• Available data:

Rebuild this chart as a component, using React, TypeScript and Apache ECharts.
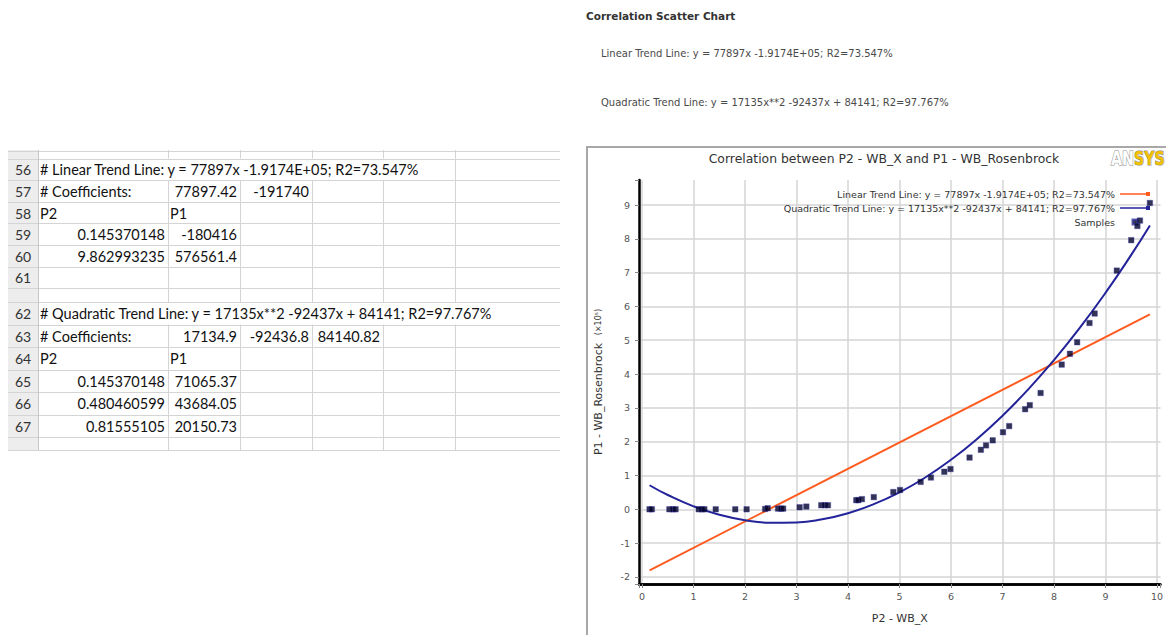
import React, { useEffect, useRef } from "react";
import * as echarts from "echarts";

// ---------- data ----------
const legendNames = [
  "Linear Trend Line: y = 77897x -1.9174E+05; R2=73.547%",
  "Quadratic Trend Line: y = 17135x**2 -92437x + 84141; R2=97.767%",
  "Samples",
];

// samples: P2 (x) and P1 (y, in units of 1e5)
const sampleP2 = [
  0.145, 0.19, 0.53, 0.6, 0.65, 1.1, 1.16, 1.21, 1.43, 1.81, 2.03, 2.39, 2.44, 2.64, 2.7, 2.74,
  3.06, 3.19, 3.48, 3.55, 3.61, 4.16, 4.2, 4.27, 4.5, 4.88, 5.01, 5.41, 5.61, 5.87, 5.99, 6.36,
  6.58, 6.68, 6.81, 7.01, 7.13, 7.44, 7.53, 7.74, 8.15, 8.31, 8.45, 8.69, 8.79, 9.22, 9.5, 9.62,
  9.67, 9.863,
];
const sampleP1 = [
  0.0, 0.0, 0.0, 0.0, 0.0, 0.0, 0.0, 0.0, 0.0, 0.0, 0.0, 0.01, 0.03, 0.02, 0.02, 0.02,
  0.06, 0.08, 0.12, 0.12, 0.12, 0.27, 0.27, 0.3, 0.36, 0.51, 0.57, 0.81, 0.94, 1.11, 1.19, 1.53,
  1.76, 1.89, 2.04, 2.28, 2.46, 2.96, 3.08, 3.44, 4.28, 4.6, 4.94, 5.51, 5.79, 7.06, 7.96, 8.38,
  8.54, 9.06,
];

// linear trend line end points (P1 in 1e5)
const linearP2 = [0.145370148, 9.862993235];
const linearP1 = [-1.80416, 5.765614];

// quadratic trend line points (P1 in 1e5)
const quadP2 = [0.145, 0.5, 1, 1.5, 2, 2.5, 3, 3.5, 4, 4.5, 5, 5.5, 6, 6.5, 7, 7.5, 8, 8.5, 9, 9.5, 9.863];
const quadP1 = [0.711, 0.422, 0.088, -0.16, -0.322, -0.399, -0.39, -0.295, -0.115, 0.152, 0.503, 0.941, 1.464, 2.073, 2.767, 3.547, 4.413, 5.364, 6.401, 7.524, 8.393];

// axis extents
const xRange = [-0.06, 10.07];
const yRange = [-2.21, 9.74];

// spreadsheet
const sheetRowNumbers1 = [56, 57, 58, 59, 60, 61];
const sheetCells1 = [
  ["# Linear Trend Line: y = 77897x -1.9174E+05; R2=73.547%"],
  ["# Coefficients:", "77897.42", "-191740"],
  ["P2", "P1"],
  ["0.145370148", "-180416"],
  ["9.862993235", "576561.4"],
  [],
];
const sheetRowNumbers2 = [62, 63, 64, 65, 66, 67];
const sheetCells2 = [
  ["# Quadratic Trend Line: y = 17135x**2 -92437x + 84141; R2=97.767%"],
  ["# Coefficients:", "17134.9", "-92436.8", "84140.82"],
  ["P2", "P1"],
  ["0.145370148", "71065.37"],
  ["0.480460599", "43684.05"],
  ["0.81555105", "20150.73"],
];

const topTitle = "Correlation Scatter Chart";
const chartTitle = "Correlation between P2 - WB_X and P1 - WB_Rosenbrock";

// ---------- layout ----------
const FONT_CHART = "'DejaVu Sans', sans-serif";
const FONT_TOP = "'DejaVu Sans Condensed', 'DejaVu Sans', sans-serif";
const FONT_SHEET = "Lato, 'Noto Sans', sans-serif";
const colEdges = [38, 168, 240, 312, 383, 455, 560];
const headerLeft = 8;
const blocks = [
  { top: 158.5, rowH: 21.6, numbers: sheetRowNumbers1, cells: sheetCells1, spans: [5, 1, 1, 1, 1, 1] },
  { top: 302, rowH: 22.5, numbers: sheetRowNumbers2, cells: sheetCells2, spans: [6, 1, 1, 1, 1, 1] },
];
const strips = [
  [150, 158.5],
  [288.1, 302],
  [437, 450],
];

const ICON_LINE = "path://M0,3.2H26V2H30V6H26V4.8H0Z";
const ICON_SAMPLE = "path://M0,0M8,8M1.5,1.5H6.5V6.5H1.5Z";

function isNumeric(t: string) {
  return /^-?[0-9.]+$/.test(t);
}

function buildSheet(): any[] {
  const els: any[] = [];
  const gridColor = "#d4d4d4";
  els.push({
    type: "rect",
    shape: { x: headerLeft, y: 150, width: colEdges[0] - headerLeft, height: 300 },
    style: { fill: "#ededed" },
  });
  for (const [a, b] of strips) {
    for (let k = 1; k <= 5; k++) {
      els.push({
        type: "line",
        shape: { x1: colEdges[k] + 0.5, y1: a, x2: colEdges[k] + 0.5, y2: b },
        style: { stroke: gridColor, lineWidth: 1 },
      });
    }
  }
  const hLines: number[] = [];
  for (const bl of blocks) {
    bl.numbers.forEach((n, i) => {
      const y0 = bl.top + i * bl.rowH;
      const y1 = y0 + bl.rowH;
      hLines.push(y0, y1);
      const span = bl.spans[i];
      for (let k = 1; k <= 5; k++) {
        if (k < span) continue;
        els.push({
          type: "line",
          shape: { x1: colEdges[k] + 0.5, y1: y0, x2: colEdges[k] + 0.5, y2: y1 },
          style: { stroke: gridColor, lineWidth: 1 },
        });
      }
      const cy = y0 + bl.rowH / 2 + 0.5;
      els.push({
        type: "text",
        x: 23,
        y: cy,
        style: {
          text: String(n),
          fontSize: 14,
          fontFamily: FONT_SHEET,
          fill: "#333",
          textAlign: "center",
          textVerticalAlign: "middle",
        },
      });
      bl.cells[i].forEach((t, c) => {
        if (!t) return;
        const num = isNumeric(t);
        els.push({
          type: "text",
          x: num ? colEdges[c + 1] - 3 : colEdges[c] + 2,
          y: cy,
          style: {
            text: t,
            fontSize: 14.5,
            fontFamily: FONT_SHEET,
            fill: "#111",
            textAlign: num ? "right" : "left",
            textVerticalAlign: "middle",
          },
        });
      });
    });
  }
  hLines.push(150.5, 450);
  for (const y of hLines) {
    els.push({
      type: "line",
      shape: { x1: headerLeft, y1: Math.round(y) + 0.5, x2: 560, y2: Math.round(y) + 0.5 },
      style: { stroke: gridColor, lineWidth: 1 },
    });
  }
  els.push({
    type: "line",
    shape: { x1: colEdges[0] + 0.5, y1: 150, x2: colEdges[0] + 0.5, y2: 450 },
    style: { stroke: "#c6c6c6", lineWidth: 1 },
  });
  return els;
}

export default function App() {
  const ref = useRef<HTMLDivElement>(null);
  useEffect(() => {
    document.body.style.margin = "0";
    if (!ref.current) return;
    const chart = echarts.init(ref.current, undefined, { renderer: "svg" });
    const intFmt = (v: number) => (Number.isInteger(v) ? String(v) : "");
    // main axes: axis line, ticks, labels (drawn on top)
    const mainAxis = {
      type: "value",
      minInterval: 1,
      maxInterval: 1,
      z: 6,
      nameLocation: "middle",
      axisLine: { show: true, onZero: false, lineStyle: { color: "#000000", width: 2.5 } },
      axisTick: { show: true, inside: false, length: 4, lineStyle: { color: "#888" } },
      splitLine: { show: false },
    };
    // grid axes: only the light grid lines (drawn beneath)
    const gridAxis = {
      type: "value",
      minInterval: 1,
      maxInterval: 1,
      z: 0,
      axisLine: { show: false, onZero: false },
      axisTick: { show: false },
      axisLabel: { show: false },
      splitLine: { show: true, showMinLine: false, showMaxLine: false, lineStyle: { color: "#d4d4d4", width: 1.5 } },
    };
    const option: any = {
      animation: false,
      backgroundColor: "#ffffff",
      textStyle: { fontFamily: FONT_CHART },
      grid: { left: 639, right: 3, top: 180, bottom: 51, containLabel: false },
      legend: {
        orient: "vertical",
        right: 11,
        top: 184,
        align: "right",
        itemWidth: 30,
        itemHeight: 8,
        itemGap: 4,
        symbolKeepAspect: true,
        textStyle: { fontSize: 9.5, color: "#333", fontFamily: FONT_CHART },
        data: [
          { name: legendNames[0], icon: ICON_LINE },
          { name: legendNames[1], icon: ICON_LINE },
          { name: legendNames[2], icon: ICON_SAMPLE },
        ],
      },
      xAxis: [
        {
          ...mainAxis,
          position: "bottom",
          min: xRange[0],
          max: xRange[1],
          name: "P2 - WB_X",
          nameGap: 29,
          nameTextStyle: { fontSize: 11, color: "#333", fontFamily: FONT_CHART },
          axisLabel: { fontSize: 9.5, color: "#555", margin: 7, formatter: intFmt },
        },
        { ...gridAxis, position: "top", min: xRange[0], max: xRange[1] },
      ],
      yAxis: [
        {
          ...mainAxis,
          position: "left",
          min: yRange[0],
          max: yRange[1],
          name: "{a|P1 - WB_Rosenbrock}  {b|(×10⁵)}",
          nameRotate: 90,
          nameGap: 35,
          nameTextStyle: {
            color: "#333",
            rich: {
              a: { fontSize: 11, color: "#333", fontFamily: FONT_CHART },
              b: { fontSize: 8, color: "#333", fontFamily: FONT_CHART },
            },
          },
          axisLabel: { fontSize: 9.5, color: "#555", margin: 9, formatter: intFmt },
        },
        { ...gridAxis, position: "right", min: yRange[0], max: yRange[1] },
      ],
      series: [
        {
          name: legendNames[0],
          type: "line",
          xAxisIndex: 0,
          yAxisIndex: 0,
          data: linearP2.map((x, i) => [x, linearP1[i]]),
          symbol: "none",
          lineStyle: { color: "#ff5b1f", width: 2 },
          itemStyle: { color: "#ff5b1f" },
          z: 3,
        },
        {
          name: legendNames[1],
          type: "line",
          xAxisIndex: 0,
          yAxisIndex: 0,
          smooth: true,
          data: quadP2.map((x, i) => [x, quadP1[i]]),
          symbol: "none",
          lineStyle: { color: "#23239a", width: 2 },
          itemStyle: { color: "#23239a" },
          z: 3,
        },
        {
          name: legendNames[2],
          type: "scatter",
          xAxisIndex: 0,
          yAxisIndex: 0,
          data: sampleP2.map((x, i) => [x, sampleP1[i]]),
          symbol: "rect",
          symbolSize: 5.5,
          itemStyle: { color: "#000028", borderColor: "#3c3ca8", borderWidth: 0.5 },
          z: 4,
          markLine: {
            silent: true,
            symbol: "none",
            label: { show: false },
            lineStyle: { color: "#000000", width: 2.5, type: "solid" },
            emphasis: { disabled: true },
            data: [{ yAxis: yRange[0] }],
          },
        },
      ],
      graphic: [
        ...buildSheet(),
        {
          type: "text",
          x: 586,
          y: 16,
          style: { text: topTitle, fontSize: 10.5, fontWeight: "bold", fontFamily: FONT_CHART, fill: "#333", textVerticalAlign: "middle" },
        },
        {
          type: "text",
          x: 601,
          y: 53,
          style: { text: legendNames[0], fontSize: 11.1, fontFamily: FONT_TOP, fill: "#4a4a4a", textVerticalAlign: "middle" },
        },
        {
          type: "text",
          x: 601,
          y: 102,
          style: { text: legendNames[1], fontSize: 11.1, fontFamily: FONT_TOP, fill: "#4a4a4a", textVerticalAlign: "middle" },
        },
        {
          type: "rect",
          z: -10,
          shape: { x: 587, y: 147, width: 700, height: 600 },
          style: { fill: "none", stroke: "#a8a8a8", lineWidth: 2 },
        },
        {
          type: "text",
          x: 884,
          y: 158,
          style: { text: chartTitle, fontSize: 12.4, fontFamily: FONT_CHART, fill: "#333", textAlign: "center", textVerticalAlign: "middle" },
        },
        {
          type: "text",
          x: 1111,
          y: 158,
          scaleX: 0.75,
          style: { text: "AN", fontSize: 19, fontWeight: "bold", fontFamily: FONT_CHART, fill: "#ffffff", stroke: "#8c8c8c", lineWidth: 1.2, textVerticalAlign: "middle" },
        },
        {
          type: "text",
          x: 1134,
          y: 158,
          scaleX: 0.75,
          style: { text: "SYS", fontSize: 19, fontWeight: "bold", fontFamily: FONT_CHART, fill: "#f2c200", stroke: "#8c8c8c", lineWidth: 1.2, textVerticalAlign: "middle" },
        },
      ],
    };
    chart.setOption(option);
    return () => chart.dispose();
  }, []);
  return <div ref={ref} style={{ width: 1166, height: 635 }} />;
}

• Direction: Reproduce only the lines from the beginning of the data through the line that contains "import * as", both included, and please drop the pictures.

• Written solution:
Rebuild this chart as a component, using React, TypeScript and Apache ECharts.
import React, { useEffect, useRef } from "react";
import * as echarts from "echarts";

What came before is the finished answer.